Leonardo Bora: “É um conjunto de fatores, o enredo foi pensado coletivamente a partir de inúmeras reuniões e diálogos, amplas e longas discussões entre eu, Gabriel, Vinícius e outros agentes que nos visitaram no barracão. Então esse enredo possui inúmeros fios narrativos e caminhos possíveis, gerou um grande samba entre outros grande sambas também, já que foi uma safra extraordinária que a nossa escola teve. Esse samba apresenta uma leitura poética entre muitas, assim como o nosso enredo, a gente não pretende fechar uma leitura sobre quem foi ou quem é Joãozinho da Gomeia e essa é uma construção coletiva. Nada adianta o nosso trabalho sem o trabalho dos compositores, dos adereçistas, ferreiros, carpinteiros, escultores, costureiras e costureiros e de tanta gente que está dia e noite se dedicando a feitura desse carnaval”.

Como conciliar os pedidos de vagas para famosos e musas na escola? Vocês acham que a escola sofre preconceito por conta disso?

Gabriel Haddad: “Na verdade essa é uma parte do desfile em que a gente não se prende muito, pensamos mesmo no desenvolvimento do enredo e das fantasias para apresentar todas as nossas referências visuais. Por exemplo, na nossa última alegoria a gente traz personalidades negras e personalidades que lutam pela liberdade religiosa, como Conceição Evaristo, Frei David, Frei Tatá, Padre Gegê, Mônica Francisco, Mãe Meninazinha d’Oxum, são famosos que representam o nosso enredo e de certa forma a gente consegue inserir essas pessoas no desfile. Mas em relação as vagas de musa, vaga em alegorias isso a gente não trata muito e fica mais a cargo do diretor de destaques e dos presidentes da escola”.

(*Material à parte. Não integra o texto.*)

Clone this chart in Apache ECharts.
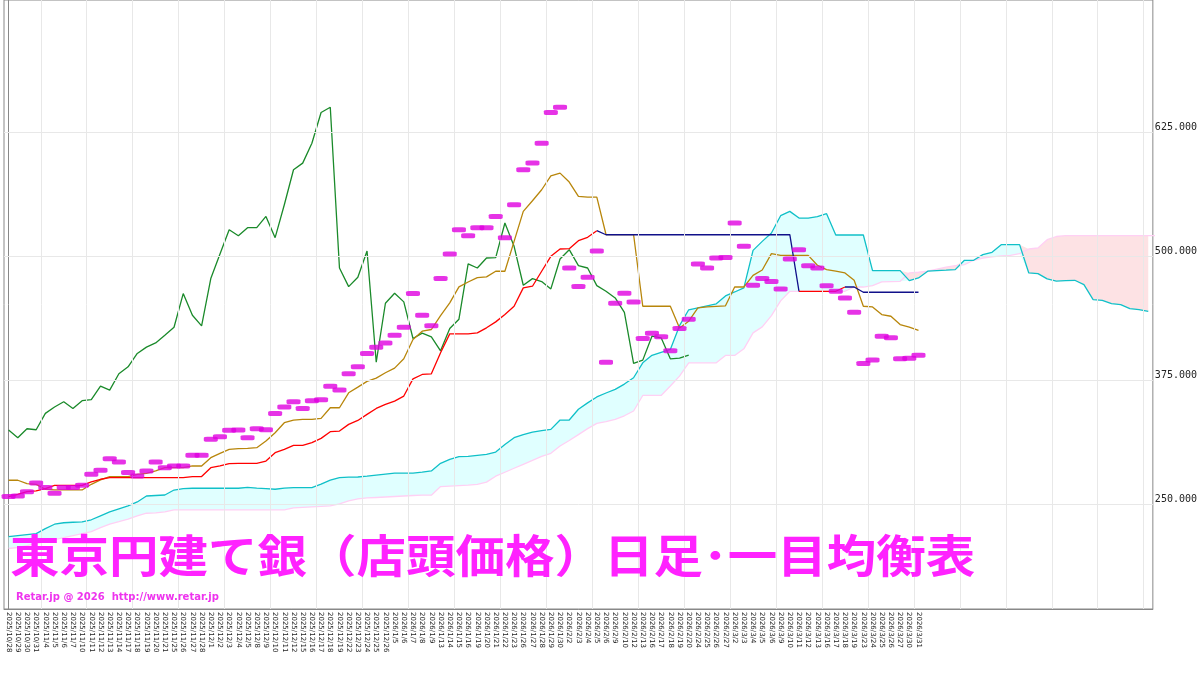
<!DOCTYPE html>
<html><head><meta charset="utf-8">
<script src="https://cdn.jsdelivr.net/npm/echarts@6/dist/echarts.min.js"></script>
<style>html,body{margin:0;padding:0;background:#fff}#c{width:1200px;height:675px}</style>
</head><body><div id="c"></div>
<script>
const dates = ["2025/10/28","2025/10/29","2025/10/30","2025/10/31","2025/11/4","2025/11/5","2025/11/6","2025/11/7","2025/11/10","2025/11/11","2025/11/12","2025/11/13","2025/11/14","2025/11/17","2025/11/18","2025/11/19","2025/11/20","2025/11/21","2025/11/25","2025/11/26","2025/11/27","2025/11/28","2025/12/1","2025/12/2","2025/12/3","2025/12/4","2025/12/5","2025/12/8","2025/12/9","2025/12/10","2025/12/11","2025/12/12","2025/12/15","2025/12/16","2025/12/17","2025/12/18","2025/12/19","2025/12/22","2025/12/23","2025/12/24","2025/12/25","2025/12/26","2026/1/5","2026/1/6","2026/1/7","2026/1/8","2026/1/9","2026/1/13","2026/1/14","2026/1/15","2026/1/16","2026/1/19","2026/1/20","2026/1/21","2026/1/22","2026/1/23","2026/1/26","2026/1/27","2026/1/28","2026/1/29","2026/1/30","2026/2/2","2026/2/3","2026/2/4","2026/2/5","2026/2/6","2026/2/9","2026/2/10","2026/2/12","2026/2/13","2026/2/16","2026/2/17","2026/2/18","2026/2/19","2026/2/20","2026/2/24","2026/2/25","2026/2/26","2026/2/27","2026/3/2","2026/3/3","2026/3/4","2026/3/5","2026/3/6","2026/3/9","2026/3/10","2026/3/11","2026/3/12","2026/3/13","2026/3/16","2026/3/17","2026/3/18","2026/3/19","2026/3/23","2026/3/24","2026/3/25","2026/3/26","2026/3/27","2026/3/30","2026/3/31"];
const futureCount = 25;
const closes = [257.4,258,262.4,271.2,266.5,260.7,266.5,266.5,268.8,279.9,284,295.7,292.3,281.6,278.2,283.3,292.3,286.6,288.3,288.3,299.1,299.1,315.2,317.9,324.3,
324.6,316.9,325.9,324.9,341.4,347.8,353.2,346.4,354.2,355.2,368.9,364.9,381.4,388.4,401.9,408.3,412.6,420.4,428.4,462.4,440.5,429.8,477.5,502.4,526.9,520.8,528.9,528.9,540.3,518.8,552.1,587.4,594.1,614.2,645.2,650.5,488.2,469.4,478.8,505.4,393.1,452.6,462.7,454.0,417.0,422.4,418.7,404.6,427.1,436.5,492.3,488.2,498.3,498.7,533.6,510.1,470.8,477.5,474.5,467.1,497.3,506.7,490.6,488.2,470.4,464.7,458.0,443.5,391.8,395.2,419.4,417.7,396.5,397.2,400.2];
const laggingShift = 25;
const tenkan = [273.9,273.9,270.5,269.8,264.8,264.1,264.1,264.1,264.1,269.8,274.2,277.6,277.6,277.6,279.9,280.9,283.3,286.6,286.6,286.6,288.3,288.3,296.7,301.1,305.1,305.8,306.1,306.8,313.5,321.9,332,334.7,335.3,335.3,336.4,347.1,347.1,362.2,367.9,373.7,377,382.4,387.1,396.5,416,424.4,426.1,440.2,453,469.1,474.1,478.5,479.2,484.9,484.9,515.1,545.4,556.1,567.2,581.3,584,575,560.5,559.8,559.8,522,522,522,522,449.6,449.6,449.6,449.6,427.7,434.5,447.9,449,449.5,450,469,469,480.8,486.2,502.7,501,501,501,501,491,486.6,485,483.2,475.8,449.6,448.9,441.2,439.5,431.1,428.4,425.3];
const kijun = [257.4,259.7,262.4,263.1,265.5,268.8,268.8,268.8,268.8,272.2,274.9,276.6,276.6,276.6,276.6,276.6,276.6,276.6,276.6,276.6,277.6,277.6,286.6,288.3,290.7,291,291,291,293.3,301.7,305.1,309.1,309.1,311.8,316.2,322.9,323.6,330.3,334.3,340.4,346.4,350.5,353.8,358.9,376.3,380.7,381.4,402.6,421.7,421.7,421.7,422.7,427.8,433.8,441.2,449.6,468.1,469.8,484.9,500,507.4,507.7,515.8,519.2,525.9,521.8,521.8,521.8,521.8,521.8,521.8,521.8,521.8,521.8,521.8,521.8,521.8,521.8,521.8,521.8,521.8,521.8,521.8,521.8,521.8,521.8,464.7,464.7,464.7,464.7,464.7,469,469,463.7,463.7,463.7,463.7,463.7,463.7,463.7];
const kijunRedRanges = [[0,64],[86,91]];
const spanA = [217,218,219,220,225,229.5,231,231.5,231.8,234,238,241.9,245,248,252,258,258.5,259,264,265.5,265.8,265.8,265.8,265.8,265.8,265.8,266.8,266,265.5,264.8,266,266.5,266.5,266.5,270,274,276.5,277,277.2,278,279,280,281,281,281,282,283.3,291,295,297.7,298,299,300,302.4,310,316.9,320,322.5,324,325.3,334.7,334.7,345.6,352,358,362,365.6,371,377.4,392.5,400,403,406,430,446,448,450,452,460,464,468.1,506,515.1,523.5,541,545.4,538.6,538.6,540,543,521.5,521.5,521.5,521.5,485.6,485.6,485.6,485.6,475.5,478.2,485,485.5,486,486.6,496,496,501.7,504,511.8,511.8,511.8,483.2,482.5,477.2,475,475.5,475.8,471.4,456.3,455.6,452.3,451.3,447.2,446.2,444.5];
const spanB = [205,206,208,210,212,214,216,218,220,222,226,229.5,232,234.6,238,240.6,241,242,244,244,244,244,244,244,244,244,244,244,244,244,244,246,246.5,247,247.5,248,250,253,255,256,256.5,257,257.5,258,258.5,258.8,258.8,267.5,268,268.5,269,269.8,272,278,282,286,290,294,298,301.1,308.5,314,320,326,331.3,333,335.3,339,343.8,359.5,359.5,359.5,369,379,392.5,392.5,392.5,392.5,399.9,399.9,406.6,422.7,428.8,440.2,455,464.7,464.7,464.7,464.7,464.7,464.7,464.7,469,469,470.4,474.1,474.5,474.8,483.2,483.9,485,487,489,490.5,491.6,496,498.3,499.5,500.5,501,502.7,507.4,508.4,516.8,520,520.8,520.8,520.8,520.8,520.8,520.8,520.8,520.8,520.8,520.8,520.8];
const yTicks = [250,375,500,625];
const titleText = "東京円建て銀（店頭価格）日足･一目均衡表";
const creditText = "Retar.jp @ 2026  http://www.retar.jp";

const N = dates.length + futureCount;
const cats = dates.concat(Array(futureCount).fill(""));
const lagging = closes.slice(laggingShift);
const inRed = i => kijunRedRanges.some(r=>i>=r[0]&&i<=r[1]);
const kRed = kijun.map((v,i)=> inRed(i)?v:null);
const kBlue = kijun.map((v,i)=> (!inRed(i) || (i>0&&!inRed(i-1)) || (i<kijun.length-1&&!inRed(i+1))) && i>=64 ? v : null);
const base = spanA.map((a,i)=>Math.min(a,spanB[i]));
const upA = spanA.map((a,i)=>Math.max(0,a-spanB[i]));
const upB = spanA.map((a,i)=>Math.max(0,spanB[i]-a));
const vGrid = []; for (let k=3.5;k<N;k+=5) vGrid.push({xAxis:k});
const hGrid = yTicks.map(v=>({yAxis:v}));
const line = (name,data,color,extra)=>Object.assign({type:'line',name,xAxisIndex:1,data,symbol:'none',lineStyle:{color,width:1.3},itemStyle:{color},z:3},extra||{});
const area = (data,color)=>({type:'line',xAxisIndex:1,data,stack:'cloud',symbol:'none',lineStyle:{width:0},areaStyle:color?{color,opacity:1}:{opacity:0},silent:true,z:1});

const chart = echarts.init(document.getElementById('c'));
chart.setOption({
  animation:false,
  backgroundColor:'#fff',
  grid:{left:4,right:47,top:0,bottom:66,show:true,borderColor:'#888',borderWidth:1},
  xAxis:[
    {type:'value',min:-0.5,max:N-0.5,show:false},
    {type:'category',data:cats,boundaryGap:true,position:'bottom',axisLine:{lineStyle:{color:'#888'}},axisTick:{show:false},
     axisLabel:{interval:0,rotate:-90,fontSize:7,color:'#222',margin:3,fontFamily:'DejaVu Sans'}}
  ],
  yAxis:{type:'value',min:143.9,max:758.8,position:'right',splitLine:{show:false},
    axisLine:{show:true,lineStyle:{color:'#888'}},axisTick:{show:false},
    axisLabel:{customValues:yTicks,formatter:v=>v.toFixed(3),fontSize:10,color:'#222',fontFamily:'DejaVu Sans Mono',margin:2,verticalAlign:'bottom'}},
  graphic:[
    {type:'text',x:10,y:533,scaleX:1.1,z:10,style:{text:titleText,fontSize:45,fontWeight:'bold',fill:'#ff22ff',fontFamily:'Noto Sans CJK JP'}},
    {type:'text',left:16,top:592,z:10,style:{text:creditText,fontSize:10,fontWeight:'bold',fill:'#ee33ee',fontFamily:'DejaVu Sans'}}
  ],
  series:[
    {type:'line',xAxisIndex:0,data:[],symbol:'none',silent:true,z:0,
     markLine:{silent:true,symbol:'none',animation:false,label:{show:false},lineStyle:{color:'#e8e8e8',type:'solid',width:1},data:vGrid.concat(hGrid)}},
    area(base,null),
    area(upA,'#e0ffff'),
    area(upB,'#fde2e4'),
    line('先行スパン2',spanB,'#ffd0f4',{z:2}),
    line('先行スパン1',spanA,'#10c0c8',{z:2}),
    line('遅行スパン',lagging,'#1a8a2a'),
    line('転換線',tenkan,'#b8860b'),
    line('基準線',kBlue,'#10108a'),
    line('基準線R',kRed,'#ff0000'),
    {type:'scatter',xAxisIndex:1,data:closes,symbol:'roundRect',symbolSize:[14,5],itemStyle:{color:'#e000e0'},z:5}
  ]
});
</script></body></html>
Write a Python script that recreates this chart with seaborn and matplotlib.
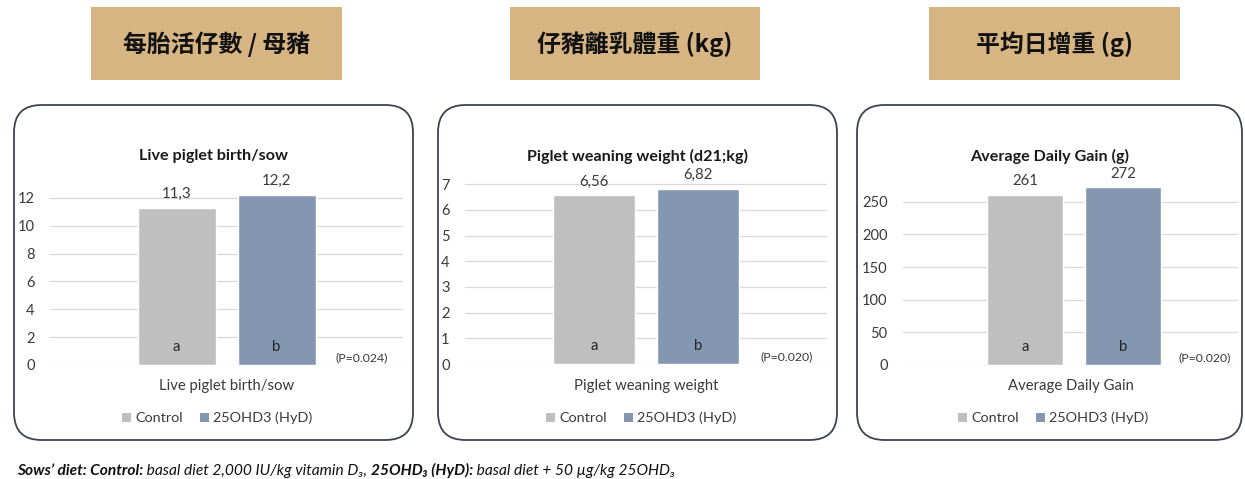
import matplotlib
matplotlib.use("Agg")
import matplotlib.pyplot as plt
import seaborn as sns
from matplotlib.patches import FancyBboxPatch, Rectangle, Patch
from matplotlib.offsetbox import TextArea, HPacker, AnchoredOffsetbox

# ---- data -------------------------------------------------------------
groups = ["Control", "25OHD3 (HyD)"]
live_birth = [11.3, 12.2]
wean_weight = [6.56, 6.82]
daily_gain = [261, 272]
letters = ["a", "b"]

headers = ["每胎活仔數 / 母豬", "仔豬離乳體重 (kg)", "平均日增重 (g)"]
titles = ["Live piglet birth/sow", "Piglet weaning weight (d21;kg)", "Average Daily Gain (g)"]
xlabels = ["Live piglet birth/sow", "Piglet weaning weight", "Average Daily Gain"]
p_values = ["(P=0.024)", "(P=0.020)", "(P=0.020)"]
yticks = [[0, 2, 4, 6, 8, 10, 12], [0, 1, 2, 3, 4, 5, 6, 7], [0, 50, 100, 150, 200, 250]]
ylims = [13.0, 7.2, 285]
value_fmt = ["{:.1f}", "{:.2f}", "{:.0f}"]

# ---- style ------------------------------------------------------------
sns.set_theme(style="white")
plt.rcParams["font.family"] = ["Lato", "DejaVu Sans"]

W, H = 1245, 479
fig = plt.figure(figsize=(W / 100, H / 100), dpi=100)
fig.patch.set_facecolor("white")

palette = {"Control": "#BFBFBF", "25OHD3 (HyD)": "#8497B0"}
TXT = "#3A3A3A"
TAN = "#D6B583"


def fx(px):
    return px / W


def fy(py):
    return 1 - py / H


# panel geometry in pixels: frame box, axes box, header box
panels = [
    dict(frame=(14, 105, 413, 440), ax=(50, 403, 365), xlim=(-1.265, 2.265),
         header=(91, 7, 342, 80), pval=(362, 358)),
    dict(frame=(438, 105, 837, 440), ax=(465, 827, 364), xlim=(-1.24, 2.24),
         header=(510, 7, 760, 80), pval=(787, 357)),
    dict(frame=(857, 105, 1242, 440), ax=(903, 1238, 365), xlim=(-1.245, 2.175),
         header=(929, 7, 1180, 80), pval=(1205, 358)),
]
axes_tops = [184, 179, 179]
series = [live_birth, wean_weight, daily_gain]

for i, p in enumerate(panels):
    # header box with Chinese caption
    hx0, hy0, hx1, hy1 = p["header"]
    fig.add_artist(Rectangle((fx(hx0), fy(hy1)), fx(hx1 - hx0), (hy1 - hy0) / H,
                             transform=fig.transFigure, facecolor=TAN,
                             edgecolor="none", zorder=0))
    fig.text(fx((hx0 + hx1) / 2), fy((hy0 + hy1) / 2 + 1), headers[i],
             ha="center", va="center", fontsize=17.2, fontweight="bold",
             family=["Noto Sans CJK TC", "DejaVu Sans"], color="#111111")

    # rounded chart frame
    x0, y0, x1, y1 = p["frame"]
    fig.add_artist(FancyBboxPatch((fx(x0), fy(y1)), fx(x1 - x0), (y1 - y0) / H,
                                  boxstyle="round,pad=0,rounding_size=0.022",
                                  mutation_aspect=W / H,
                                  transform=fig.transFigure, facecolor="white",
                                  edgecolor="#3E4350", linewidth=1.3, zorder=0))

    # axes
    al, ar, ab = p["ax"]
    at = axes_tops[i]
    ax = fig.add_axes([fx(al), fy(ab), fx(ar - al), (ab - at) / H])
    ax.set_facecolor("none")
    vals = series[i]
    sns.barplot(x=groups, y=vals, hue=groups, palette=palette, width=0.78,
                saturation=1, legend=False, ax=ax, zorder=3)
    ax.set_xlim(*p["xlim"])
    ax.set_ylim(0, ylims[i])
    ax.set_yticks(yticks[i])
    ax.set_xticks([])
    ax.set_xlabel("")
    ax.set_ylabel("")
    for s in ax.spines.values():
        s.set_visible(False)
    ax.yaxis.grid(True, color="#D9D9D9", linewidth=0.9, zorder=0)
    ax.set_axisbelow(True)
    ax.tick_params(axis="y", length=0, pad=11, labelsize=10.5, labelcolor=TXT)

    for j, v in enumerate(vals):
        ax.annotate(value_fmt[i].format(v).replace(".", ","), (j, v),
                    xytext=(0, 10), textcoords="offset points",
                    ha="center", va="center", fontsize=10.8, color=TXT)
        ax.annotate(letters[j], (j, 0), xytext=(0, 13), textcoords="offset points",
                    ha="center", va="center", fontsize=10.8, color="#262626")

    # titles, axis caption, p-value and legend
    cx = (x0 + x1) / 2
    fig.text(fx(cx), fy(156), titles[i], ha="center", va="center",
             fontsize=11.6, fontweight="bold", color="#1A1A1A")
    fig.text(fx((al + ar) / 2), fy(386), xlabels[i], ha="center", va="center",
             fontsize=10.7, color=TXT)
    fig.text(fx(p["pval"][0]), fy(p["pval"][1]), p_values[i], ha="center",
             va="center", fontsize=8.8, color=TXT)
    handles = [Patch(facecolor=palette[g], edgecolor="none", label=g) for g in groups]
    fig.legend(handles=handles, loc="center", ncol=2, frameon=False,
               bbox_to_anchor=(fx(cx + 4), fy(418)), fontsize=10.4,
               handlelength=0.6, handleheight=0.6, handletextpad=0.3,
               columnspacing=1.2, labelcolor=TXT)

# footnote describing the diets
fam = ["Lato", "DejaVu Sans"]
pieces = [
    ("Sows\u2019 diet: Control:", "bold"),
    (" basal diet 2,000 IU/kg vitamin D\u2083, ", "normal"),
    ("25OHD\u2083 (HyD):", "bold"),
    (" basal diet + 50 \u00b5g/kg 25OHD\u2083", "normal"),
]
areas = [TextArea(t, textprops=dict(fontsize=11.2, fontstyle="italic",
                                    fontweight=w, color="#111111", family=fam))
         for t, w in pieces]
foot = AnchoredOffsetbox(loc="center left",
                         child=HPacker(children=areas, pad=0, sep=0, align="baseline"),
                         bbox_to_anchor=(fx(17), fy(470)),
                         bbox_transform=fig.transFigure, frameon=False,
                         pad=0, borderpad=0)
fig.add_artist(foot)

fig.savefig("out.png", dpi=100, facecolor="white")
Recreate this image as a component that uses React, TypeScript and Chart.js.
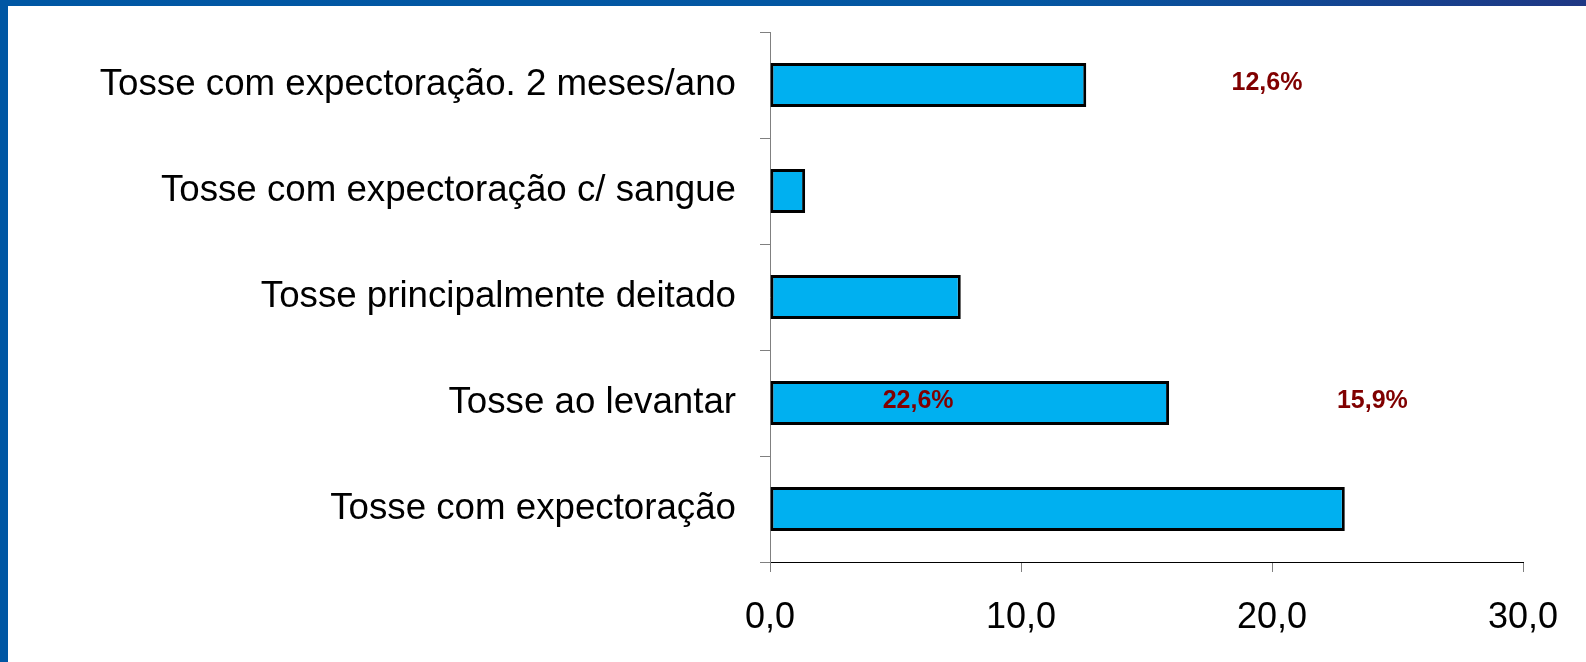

Leonardo Bora: “No caso específico da Grande Rio existe um fator interessante, porque é a escola ideal para se tratar de uma personalidade tão importante para memória de Duque de Caxias, que é Joãozinho da Gomeia. Na época em que ele viveu a escola ainda não havia sido fundada, mas, caso contrário, ele seguramente desfilaria e participaria ativamente da Grande Rio, principalmente pelas cores da escola que são as mesmas do caboclo da Pedra Preta. E era uma personalidade midiática e que recebia em seu terreiro todos os artistas da cena brasileira, do teatro, da tv, do cinema, do rádio, cineastas estrangeiros e ao mesmo tempo em que recebia a intelectualidade francesa e embaixadores. Então é uma figura de uma complexidade grande e uma escola de samba acaba sendo isso, todas as escolas têm os seus famosos que desfilam e tem a sua base comunitária, que são mais de 3500 pessoas se você pensar só no corpo do desfile. A gente sempre direciona esse olhar para essa comunidade, que está cantando o samba a plenos pulmões na quadra, nas ruas de Caxias, nessas inúmeras pessoas que vão participar do desfile e que o guardam na memória. E acredito que é esse conjunto, de visões, fatores e sistemas que vai resultar nesse grande desfile”.

O que vocês têm a dizer para a comunidade de Caxias?

Gabriel Haddad: “O recado que a gente gostaria de deixar é mesmo para que todos continuem cantando, vibrando como já estão com o enredo e o samba, continuem participando dos ensaios que tem sido muito cheios, tanto os de rua como os de quadra. E que se empolguem cada vez mais com o nosso desfile, porque estamos preparando um grande carnaval para a Grande Rio”.